Screenshots of contract data seen by WIRED show that as of August 7, the agency still had more than $700 million left to allocate in non-disaster spending before the end of the fiscal year on September 30, with more than 1,000 open contract actions. The agency seems to be feeling the pressure to speed up contract proposals. In early August, several FEMA staff were asked to volunteer to work over a weekend to help review contracts to prepare them for Noem’s sign-off, according to emails reviewed by WIRED. (“Lots of work over the weekend,” read the notes from one meeting.)
“Disaster money is just sitting,” one FEMA employee tells WIRED. “Every single day applicants are asking their FEMA contact ‘where’s my money?’ And we are ordered to just say nothing and redirect.”

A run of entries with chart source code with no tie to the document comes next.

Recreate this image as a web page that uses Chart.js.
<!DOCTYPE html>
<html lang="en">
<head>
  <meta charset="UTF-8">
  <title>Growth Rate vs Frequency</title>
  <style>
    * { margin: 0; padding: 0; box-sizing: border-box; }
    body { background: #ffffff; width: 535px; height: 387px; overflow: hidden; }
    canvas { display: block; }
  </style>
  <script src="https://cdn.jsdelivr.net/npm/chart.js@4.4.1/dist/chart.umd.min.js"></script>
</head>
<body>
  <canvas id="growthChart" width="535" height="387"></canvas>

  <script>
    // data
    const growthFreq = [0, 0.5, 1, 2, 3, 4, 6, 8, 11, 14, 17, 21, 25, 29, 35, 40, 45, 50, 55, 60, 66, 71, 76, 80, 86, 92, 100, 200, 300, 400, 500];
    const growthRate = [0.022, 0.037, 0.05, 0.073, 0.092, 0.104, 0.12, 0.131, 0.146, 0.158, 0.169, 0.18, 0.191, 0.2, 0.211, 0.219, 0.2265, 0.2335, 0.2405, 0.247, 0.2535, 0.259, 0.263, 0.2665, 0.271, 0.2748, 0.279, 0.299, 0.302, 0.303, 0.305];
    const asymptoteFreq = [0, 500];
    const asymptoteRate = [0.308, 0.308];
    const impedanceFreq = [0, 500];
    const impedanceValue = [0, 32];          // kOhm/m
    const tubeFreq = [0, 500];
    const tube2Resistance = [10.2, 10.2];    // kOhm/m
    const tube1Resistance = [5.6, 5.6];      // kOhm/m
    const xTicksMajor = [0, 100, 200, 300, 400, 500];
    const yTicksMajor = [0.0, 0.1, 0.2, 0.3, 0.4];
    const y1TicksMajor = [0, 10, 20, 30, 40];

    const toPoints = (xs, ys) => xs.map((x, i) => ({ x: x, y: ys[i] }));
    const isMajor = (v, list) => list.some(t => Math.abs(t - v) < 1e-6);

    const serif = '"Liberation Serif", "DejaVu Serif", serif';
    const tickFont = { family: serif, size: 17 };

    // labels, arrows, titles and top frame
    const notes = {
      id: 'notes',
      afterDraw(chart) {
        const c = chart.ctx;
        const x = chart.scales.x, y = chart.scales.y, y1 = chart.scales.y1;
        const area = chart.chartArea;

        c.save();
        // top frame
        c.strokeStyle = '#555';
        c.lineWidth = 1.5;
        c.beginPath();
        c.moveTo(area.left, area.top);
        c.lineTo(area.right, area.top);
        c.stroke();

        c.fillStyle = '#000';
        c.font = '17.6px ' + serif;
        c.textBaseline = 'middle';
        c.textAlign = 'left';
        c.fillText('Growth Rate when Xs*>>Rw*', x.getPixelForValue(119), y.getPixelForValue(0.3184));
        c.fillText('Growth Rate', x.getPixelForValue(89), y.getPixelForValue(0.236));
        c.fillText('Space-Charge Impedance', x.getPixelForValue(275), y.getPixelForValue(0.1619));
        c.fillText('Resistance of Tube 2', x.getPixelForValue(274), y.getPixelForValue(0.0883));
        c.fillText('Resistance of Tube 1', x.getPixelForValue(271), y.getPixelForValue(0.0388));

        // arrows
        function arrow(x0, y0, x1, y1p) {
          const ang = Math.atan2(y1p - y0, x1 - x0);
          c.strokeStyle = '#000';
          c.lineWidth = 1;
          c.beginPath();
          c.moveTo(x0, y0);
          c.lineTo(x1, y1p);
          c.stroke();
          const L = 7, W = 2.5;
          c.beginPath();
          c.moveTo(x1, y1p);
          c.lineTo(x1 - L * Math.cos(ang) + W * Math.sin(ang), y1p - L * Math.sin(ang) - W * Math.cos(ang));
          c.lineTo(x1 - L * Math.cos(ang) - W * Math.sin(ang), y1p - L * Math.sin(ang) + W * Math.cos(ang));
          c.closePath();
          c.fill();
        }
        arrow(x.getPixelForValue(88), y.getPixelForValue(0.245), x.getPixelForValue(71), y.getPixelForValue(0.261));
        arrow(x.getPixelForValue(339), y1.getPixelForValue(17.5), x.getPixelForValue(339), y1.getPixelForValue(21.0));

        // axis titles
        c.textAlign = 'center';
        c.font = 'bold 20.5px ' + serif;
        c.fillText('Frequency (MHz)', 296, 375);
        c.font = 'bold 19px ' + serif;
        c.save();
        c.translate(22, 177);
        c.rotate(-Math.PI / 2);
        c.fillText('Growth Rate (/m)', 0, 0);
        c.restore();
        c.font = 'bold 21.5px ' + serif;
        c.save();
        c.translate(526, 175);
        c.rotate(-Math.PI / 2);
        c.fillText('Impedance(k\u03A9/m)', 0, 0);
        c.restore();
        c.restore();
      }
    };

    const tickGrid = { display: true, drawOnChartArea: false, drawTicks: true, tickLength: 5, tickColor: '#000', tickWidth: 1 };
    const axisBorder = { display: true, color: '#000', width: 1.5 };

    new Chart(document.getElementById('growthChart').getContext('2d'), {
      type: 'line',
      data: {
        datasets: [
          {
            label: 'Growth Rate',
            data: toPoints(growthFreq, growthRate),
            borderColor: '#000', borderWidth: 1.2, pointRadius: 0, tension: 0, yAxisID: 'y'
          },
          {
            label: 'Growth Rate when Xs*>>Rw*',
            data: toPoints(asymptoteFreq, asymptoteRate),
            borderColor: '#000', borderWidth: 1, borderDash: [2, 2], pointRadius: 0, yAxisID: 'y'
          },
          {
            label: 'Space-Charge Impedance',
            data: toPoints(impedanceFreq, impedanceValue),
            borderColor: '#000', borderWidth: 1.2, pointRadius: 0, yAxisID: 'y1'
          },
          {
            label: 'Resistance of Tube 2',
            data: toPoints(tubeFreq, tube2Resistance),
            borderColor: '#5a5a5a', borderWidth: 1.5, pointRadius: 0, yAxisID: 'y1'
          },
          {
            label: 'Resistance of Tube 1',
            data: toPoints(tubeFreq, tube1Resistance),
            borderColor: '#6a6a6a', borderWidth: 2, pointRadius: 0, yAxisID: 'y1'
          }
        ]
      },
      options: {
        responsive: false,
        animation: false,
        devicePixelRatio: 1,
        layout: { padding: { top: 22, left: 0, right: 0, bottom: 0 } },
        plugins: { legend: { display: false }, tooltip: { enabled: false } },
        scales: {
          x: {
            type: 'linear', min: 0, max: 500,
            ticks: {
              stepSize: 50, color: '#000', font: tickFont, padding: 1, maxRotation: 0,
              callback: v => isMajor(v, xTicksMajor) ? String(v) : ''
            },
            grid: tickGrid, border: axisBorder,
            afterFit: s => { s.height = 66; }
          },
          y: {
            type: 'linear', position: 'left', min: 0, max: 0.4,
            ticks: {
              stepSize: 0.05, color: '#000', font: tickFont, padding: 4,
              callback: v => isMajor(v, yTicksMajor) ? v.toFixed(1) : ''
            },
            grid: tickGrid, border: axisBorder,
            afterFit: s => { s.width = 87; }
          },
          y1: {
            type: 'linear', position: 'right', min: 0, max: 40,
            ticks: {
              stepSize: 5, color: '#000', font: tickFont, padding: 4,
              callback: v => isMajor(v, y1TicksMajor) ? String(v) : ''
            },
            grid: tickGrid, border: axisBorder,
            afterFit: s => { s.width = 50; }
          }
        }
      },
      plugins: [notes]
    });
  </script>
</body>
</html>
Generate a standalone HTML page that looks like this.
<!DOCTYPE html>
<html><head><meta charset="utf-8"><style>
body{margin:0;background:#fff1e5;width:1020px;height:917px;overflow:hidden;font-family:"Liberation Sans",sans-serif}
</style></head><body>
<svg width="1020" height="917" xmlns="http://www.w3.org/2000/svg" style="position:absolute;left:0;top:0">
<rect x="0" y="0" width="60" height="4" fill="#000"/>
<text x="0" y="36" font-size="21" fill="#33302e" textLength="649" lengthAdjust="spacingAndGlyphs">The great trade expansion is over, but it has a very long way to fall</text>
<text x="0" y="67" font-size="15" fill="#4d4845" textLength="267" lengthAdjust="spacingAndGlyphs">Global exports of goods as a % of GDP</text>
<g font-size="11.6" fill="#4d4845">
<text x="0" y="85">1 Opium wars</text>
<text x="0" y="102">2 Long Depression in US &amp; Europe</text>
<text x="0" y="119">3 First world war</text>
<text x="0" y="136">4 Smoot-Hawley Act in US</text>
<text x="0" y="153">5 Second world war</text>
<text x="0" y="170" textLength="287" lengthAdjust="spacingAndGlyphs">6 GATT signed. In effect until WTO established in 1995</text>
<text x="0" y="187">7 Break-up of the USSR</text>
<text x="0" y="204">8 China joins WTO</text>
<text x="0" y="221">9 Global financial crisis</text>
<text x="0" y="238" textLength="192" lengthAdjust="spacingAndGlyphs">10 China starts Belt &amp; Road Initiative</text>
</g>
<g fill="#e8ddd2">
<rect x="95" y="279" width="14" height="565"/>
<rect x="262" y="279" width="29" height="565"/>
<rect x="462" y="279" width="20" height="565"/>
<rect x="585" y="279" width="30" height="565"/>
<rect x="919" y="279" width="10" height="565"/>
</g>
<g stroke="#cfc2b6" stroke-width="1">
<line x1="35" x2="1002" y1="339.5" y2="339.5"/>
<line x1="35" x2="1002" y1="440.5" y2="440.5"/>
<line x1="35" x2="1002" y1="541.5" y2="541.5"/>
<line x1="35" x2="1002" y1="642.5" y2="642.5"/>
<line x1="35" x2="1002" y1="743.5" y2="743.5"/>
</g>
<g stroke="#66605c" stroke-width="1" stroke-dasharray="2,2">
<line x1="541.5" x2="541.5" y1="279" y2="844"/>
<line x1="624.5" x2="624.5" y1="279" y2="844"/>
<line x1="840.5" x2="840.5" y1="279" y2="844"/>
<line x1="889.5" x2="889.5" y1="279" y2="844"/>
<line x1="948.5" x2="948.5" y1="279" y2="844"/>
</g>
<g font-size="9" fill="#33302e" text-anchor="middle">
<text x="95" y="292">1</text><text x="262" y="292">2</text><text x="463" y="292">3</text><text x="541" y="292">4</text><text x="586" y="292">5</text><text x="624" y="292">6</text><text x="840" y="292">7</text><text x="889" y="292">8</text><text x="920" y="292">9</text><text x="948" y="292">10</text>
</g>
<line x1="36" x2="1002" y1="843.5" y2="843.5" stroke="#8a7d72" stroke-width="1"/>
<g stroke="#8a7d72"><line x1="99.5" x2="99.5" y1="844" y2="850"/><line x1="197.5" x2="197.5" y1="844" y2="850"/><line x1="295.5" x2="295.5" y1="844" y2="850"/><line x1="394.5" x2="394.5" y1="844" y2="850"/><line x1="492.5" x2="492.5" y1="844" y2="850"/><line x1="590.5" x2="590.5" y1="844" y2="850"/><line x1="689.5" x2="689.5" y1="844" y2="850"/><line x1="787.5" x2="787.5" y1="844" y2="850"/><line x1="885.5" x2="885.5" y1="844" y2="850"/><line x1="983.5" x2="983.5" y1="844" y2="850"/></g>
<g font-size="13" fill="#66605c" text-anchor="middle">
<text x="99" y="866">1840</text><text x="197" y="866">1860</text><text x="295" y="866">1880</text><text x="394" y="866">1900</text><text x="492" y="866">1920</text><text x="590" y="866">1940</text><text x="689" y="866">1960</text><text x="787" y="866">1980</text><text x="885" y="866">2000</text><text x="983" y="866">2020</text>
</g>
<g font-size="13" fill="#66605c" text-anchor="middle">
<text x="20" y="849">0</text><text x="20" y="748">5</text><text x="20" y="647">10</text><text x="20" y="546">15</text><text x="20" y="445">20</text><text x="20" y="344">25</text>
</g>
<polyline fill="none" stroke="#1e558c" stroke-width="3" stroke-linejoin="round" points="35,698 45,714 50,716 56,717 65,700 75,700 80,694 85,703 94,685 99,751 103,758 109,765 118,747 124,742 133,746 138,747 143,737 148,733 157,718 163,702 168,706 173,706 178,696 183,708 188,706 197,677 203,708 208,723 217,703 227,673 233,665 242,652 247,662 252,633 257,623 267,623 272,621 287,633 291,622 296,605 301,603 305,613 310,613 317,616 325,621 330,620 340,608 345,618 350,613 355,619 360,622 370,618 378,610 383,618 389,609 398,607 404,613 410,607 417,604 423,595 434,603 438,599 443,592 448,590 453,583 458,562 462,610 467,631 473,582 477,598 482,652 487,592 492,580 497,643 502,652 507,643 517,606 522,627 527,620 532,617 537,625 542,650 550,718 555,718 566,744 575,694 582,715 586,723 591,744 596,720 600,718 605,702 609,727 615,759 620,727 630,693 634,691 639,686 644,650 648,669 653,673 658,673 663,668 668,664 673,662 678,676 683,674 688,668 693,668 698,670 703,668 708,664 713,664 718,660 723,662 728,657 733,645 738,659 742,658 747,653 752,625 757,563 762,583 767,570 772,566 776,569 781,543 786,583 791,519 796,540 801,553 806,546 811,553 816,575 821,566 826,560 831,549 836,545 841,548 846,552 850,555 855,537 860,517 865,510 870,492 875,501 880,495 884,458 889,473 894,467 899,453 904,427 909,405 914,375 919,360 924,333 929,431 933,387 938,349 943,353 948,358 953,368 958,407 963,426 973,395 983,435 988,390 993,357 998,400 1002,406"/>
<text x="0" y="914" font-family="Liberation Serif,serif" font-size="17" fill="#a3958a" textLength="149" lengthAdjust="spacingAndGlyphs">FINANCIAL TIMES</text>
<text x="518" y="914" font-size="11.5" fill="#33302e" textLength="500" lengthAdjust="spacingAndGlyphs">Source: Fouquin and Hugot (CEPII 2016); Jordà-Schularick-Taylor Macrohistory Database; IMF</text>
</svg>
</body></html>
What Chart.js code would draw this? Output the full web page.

As the employees’ open letter states, roughly a third of FEMA’s full-time staff had already departed by May, “leading to the loss of irreplaceable institutional knowledge and long-built relationships.” These staff departures may further hamper efforts from the agency to implement financial efficiency measures like the contract reviews. A former FEMA employee tells WIRED that while the agency began the year with nine lawyers on the procurement team that helps review financial contracts during a disaster, almost the entire team has either left or been reassigned, leaving a dearth of experience just as hurricane season ramps up.
“I have no idea what happens,” the former employee tells WIRED, when a hurricane hits “and we need a contract attorney on shift 24/7.”
Update: 8/29/2025, 2:30 PM EDT: This story has been updated with comment from Cameron Hamilton.